##### INPUT RECORDS #####

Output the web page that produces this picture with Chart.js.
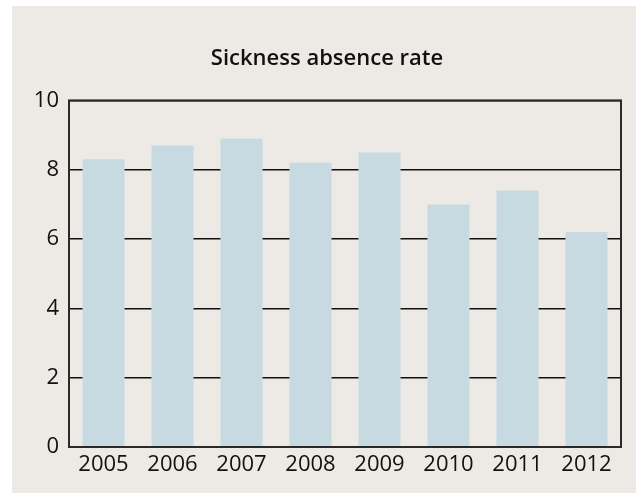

#####
##### INPUT RECORDS #####

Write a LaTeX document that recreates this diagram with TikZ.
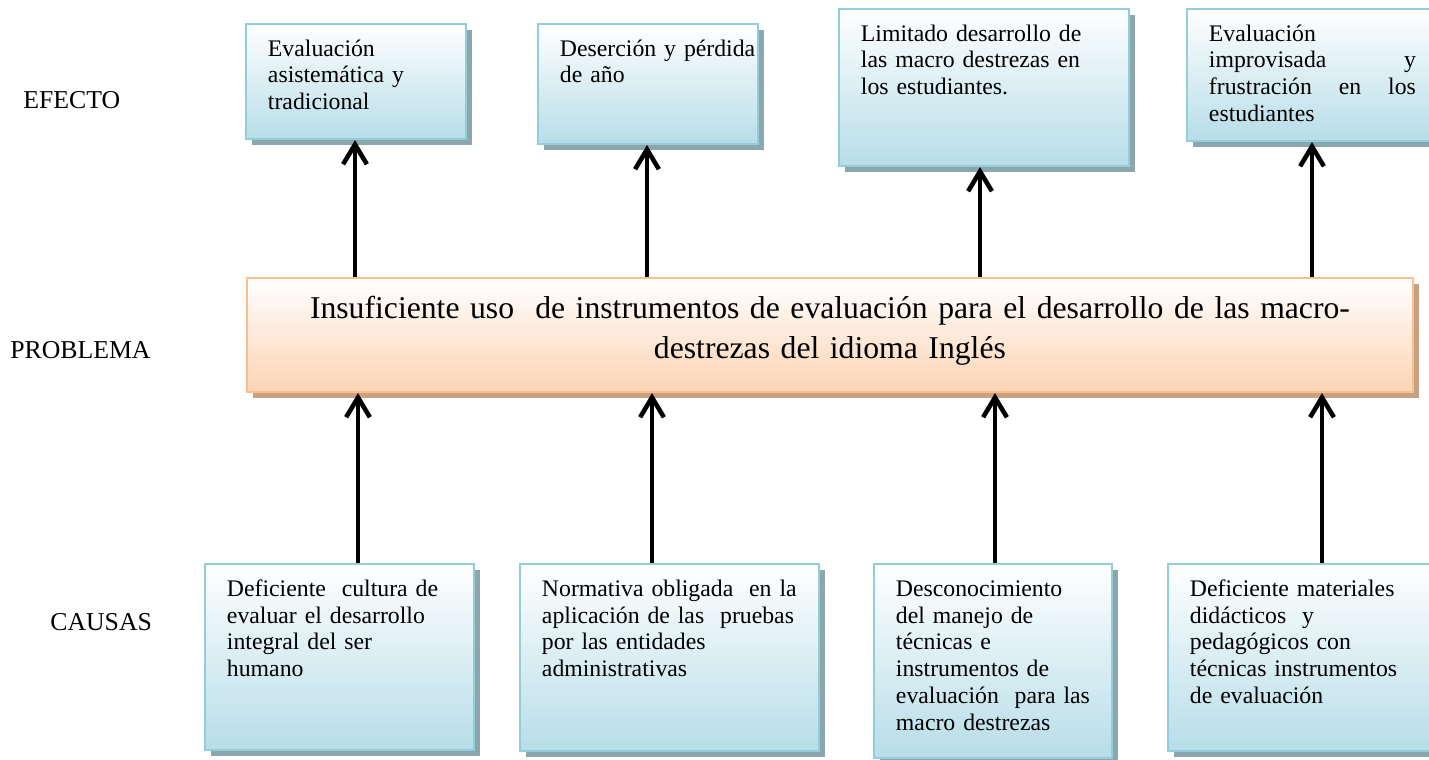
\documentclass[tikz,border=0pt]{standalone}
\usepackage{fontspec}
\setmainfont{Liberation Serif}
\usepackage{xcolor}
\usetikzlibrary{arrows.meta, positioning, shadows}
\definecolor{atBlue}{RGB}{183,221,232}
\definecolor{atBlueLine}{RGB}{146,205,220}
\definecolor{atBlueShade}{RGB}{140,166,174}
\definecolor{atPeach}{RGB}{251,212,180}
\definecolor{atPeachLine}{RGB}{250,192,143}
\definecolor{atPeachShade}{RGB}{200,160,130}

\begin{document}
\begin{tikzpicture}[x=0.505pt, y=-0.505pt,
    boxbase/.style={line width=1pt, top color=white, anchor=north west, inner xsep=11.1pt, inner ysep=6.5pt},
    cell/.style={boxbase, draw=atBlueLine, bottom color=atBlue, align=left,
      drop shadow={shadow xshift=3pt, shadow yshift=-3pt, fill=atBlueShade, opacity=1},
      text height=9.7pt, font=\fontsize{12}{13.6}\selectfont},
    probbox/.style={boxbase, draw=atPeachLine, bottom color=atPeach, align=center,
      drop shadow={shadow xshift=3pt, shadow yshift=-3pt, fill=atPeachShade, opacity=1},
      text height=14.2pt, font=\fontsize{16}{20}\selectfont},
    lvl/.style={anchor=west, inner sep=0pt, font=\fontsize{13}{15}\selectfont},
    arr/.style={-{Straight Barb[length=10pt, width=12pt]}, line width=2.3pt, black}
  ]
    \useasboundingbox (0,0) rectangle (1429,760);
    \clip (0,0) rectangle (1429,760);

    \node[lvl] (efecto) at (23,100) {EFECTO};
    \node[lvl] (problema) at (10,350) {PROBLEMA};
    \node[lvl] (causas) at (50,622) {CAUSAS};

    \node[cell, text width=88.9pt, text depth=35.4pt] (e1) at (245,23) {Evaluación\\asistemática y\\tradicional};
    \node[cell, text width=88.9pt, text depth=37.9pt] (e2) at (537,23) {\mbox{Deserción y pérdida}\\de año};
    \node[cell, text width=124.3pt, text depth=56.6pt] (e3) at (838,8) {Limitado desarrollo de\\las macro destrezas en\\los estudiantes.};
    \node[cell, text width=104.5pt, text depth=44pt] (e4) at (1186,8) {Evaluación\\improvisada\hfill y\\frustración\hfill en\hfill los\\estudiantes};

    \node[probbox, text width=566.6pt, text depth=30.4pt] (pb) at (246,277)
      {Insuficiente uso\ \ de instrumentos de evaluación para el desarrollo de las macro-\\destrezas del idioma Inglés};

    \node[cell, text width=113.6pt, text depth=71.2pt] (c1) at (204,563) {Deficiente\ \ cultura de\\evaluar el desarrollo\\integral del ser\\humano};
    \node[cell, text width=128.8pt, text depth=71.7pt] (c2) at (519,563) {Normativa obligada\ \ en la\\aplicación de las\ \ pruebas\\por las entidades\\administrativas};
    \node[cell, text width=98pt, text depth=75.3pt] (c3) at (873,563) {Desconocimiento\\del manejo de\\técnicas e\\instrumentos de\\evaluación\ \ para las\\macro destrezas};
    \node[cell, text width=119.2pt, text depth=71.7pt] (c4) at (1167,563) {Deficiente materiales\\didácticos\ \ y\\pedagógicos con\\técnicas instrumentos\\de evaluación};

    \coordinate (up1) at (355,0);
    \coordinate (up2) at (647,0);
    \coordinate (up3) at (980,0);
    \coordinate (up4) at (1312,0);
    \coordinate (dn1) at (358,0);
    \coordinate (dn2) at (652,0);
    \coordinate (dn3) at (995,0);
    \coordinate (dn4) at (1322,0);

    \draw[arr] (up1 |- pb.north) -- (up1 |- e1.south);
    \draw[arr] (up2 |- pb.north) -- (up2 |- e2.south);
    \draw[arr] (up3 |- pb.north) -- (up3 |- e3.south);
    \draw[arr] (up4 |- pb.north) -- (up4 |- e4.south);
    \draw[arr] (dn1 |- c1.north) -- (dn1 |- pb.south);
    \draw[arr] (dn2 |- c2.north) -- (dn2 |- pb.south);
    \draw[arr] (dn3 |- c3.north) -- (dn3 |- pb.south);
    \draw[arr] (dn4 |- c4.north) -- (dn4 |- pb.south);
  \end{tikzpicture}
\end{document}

#####

## PROMPT
Show all lines from the data above in which the word "that" appears.

## EXERCISE ANSWER
Output the web page that produces this picture with Chart.js.
Write a LaTeX document that recreates this diagram with TikZ.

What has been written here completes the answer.